Compare local vs. Vertex AI accuracy

Compare the test accuracy from your local training run with the accuracy from the Vertex AI job. Are they the same? Why or why not?

The two accuracy values should be very close (within ~1–2 percentage points) but may not be byte-for-byte identical, even though both runs use the same script, hyperparameters, data, and random seed (seed=42).

Why? The subsample=0.8 and colsample_bytree=0.8 settings randomly sample rows and columns each boosting round. A seed guarantees determinism only within the exact same library version, NumPy build, and BLAS/LAPACK backend. The Workbench notebook VM and the prebuilt training container ship different underlying numerical libraries (e.g., OpenBLAS vs. MKL), so even with identical XGBoost versions the random sampling sequence can diverge slightly — producing a different model and therefore a small accuracy difference.

If you want exact reproducibility, set subsample=1.0 and colsample_bytree=1.0 (no random sampling) or accept that minor variation across environments is normal and expected in practice.

Challenge

Explore job logs in the Console

Navigate to Vertex AI > Training > Custom Jobs in the Google Cloud Console. Find your most recent job and click on it. Can you locate:

  1. The Logs tab showing your script’s print() output?
  2. The training time printed by train_model()?
  3. The output artifact path?
  1. Click your job name, then select the Logs tab (or View logs link). Your script’s print() statements — including train/val sizes, training time, and model save path — appear in the log stream.
  2. Look for the line Training time: X.XX seconds in the logs. This comes from the train_model() function in train_xgboost.py.
  3. The artifact path is shown in the log line Model saved to gs://... and also appears in the job details panel under output configuration.

Looking ahead: when training takes too long

The Titanic dataset is tiny, so our job finishes in minutes. In your real work, you’ll encounter datasets and models where a single training run takes hours or days. When that happens, Vertex AI gives you two main levers:

Option 1: Upgrade to more powerful machine types - Use a larger machine or add GPUs (e.g., T4, V100, A100). This is the simplest approach and works well for datasets under ~10 GB.

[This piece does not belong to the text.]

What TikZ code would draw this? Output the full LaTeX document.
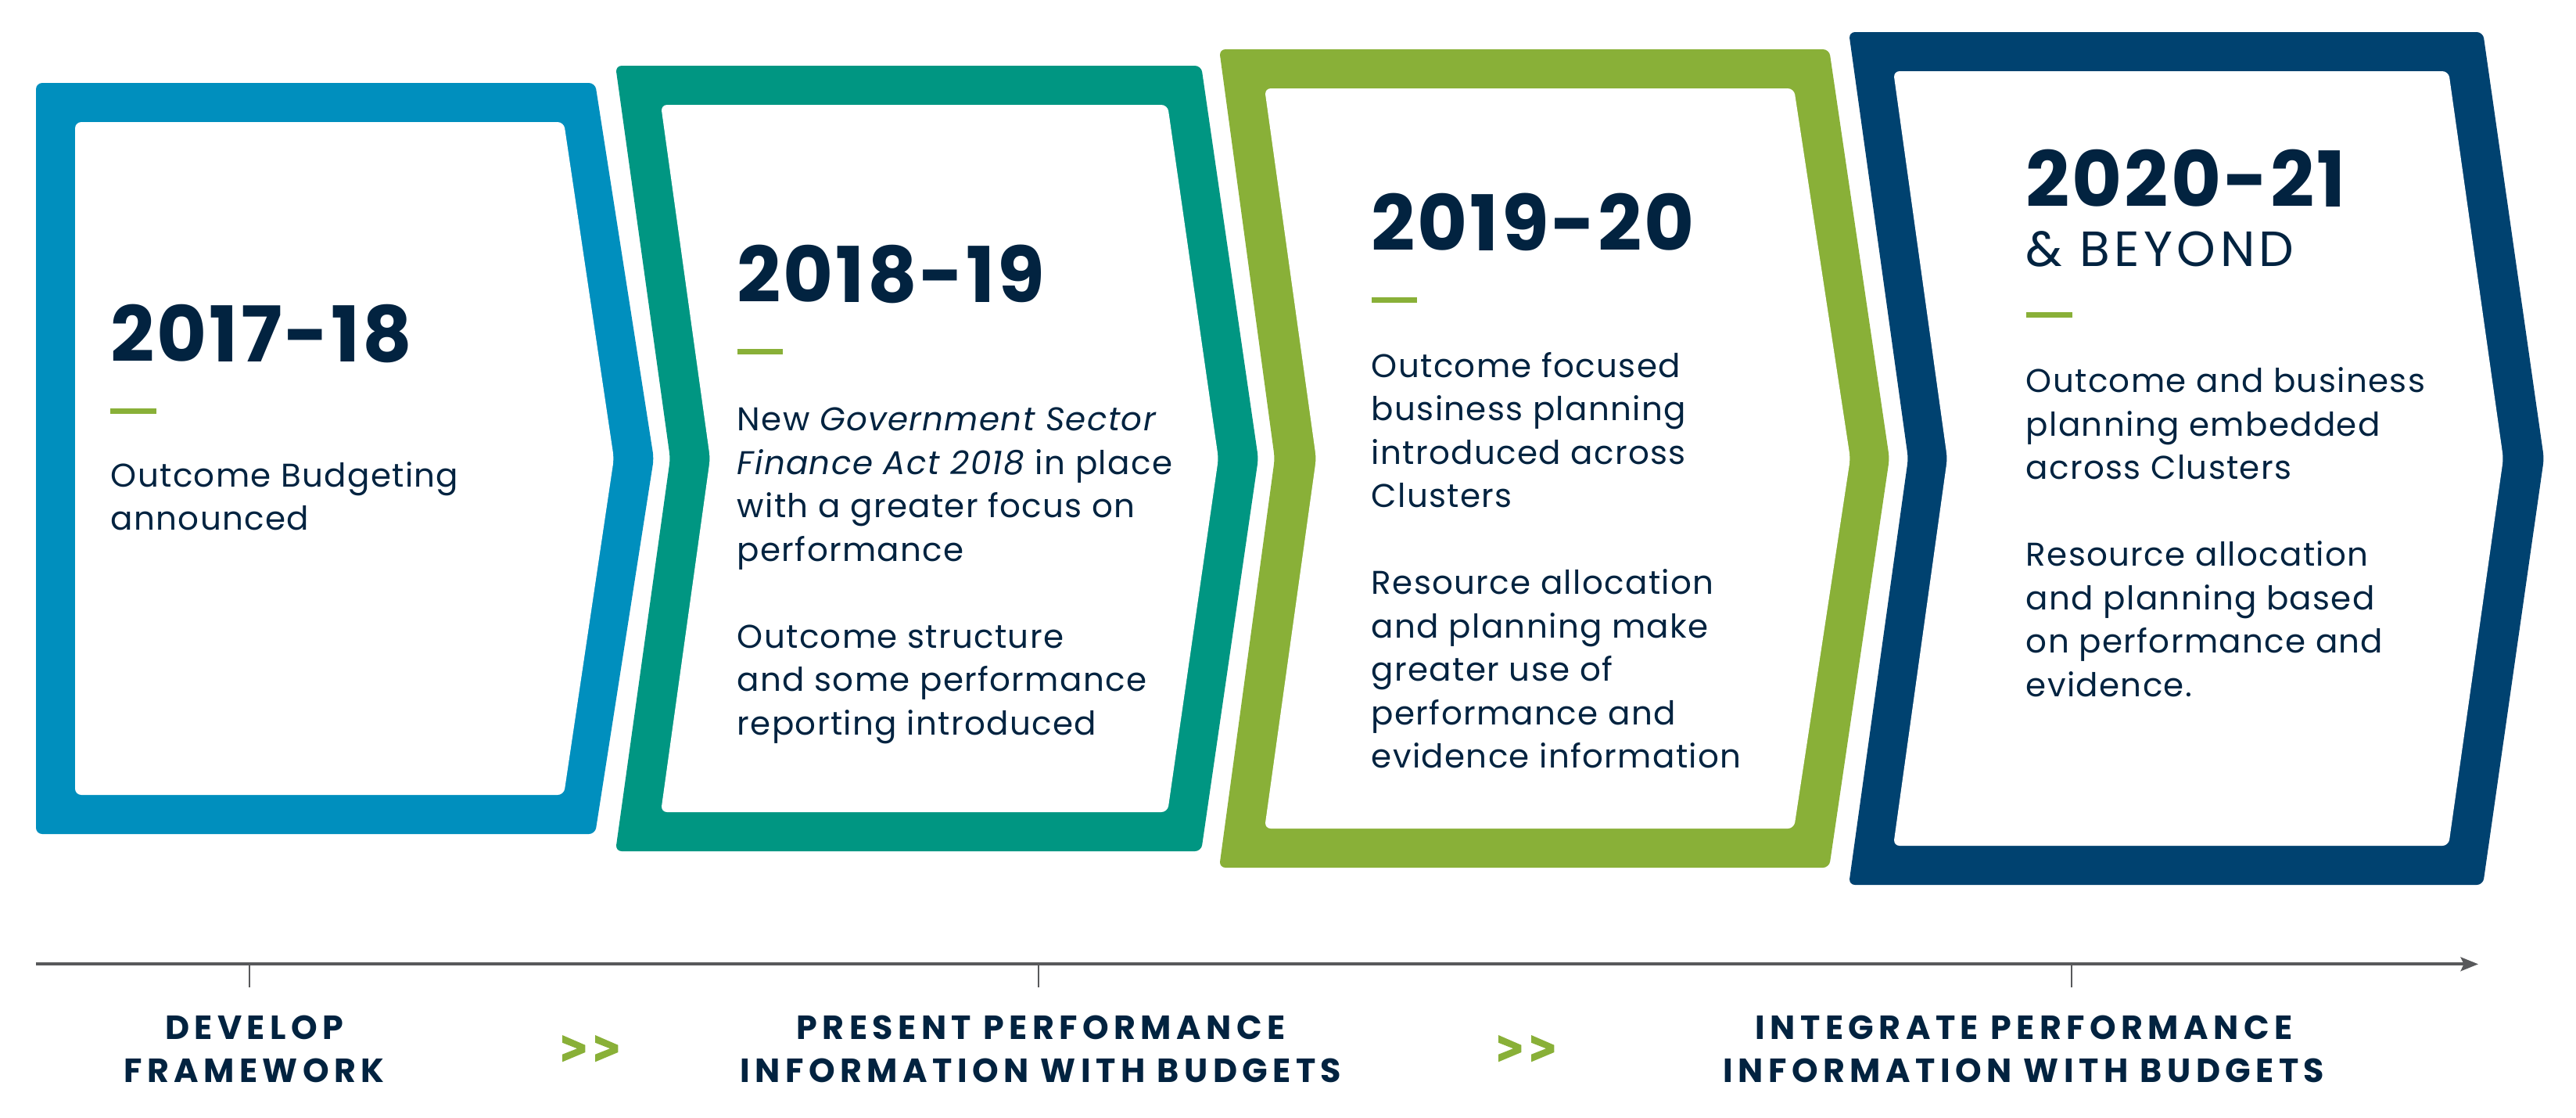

Option 2: Use distributed training with multiple replicas - Split the dataset across replicas with synchronized gradient updates. This becomes worthwhile when datasets exceed 10–50 GB or single-machine training takes more than 10 hours.

We’ll explore both options hands-on in the next episode when we train a PyTorch neural network with GPU acceleration.

Key Points
  • Environment initialization: Use aiplatform.init() to set defaults for project, region, and bucket.
  • Local vs managed training: Test locally before scaling into managed jobs.
  • Custom jobs: Vertex AI lets you run scripts as managed training jobs using pre-built or custom containers.
  • Scaling: Start small, then scale up to GPUs or distributed jobs as dataset/model size grows.
  • Monitoring: Track job logs and artifacts in the Vertex AI Console.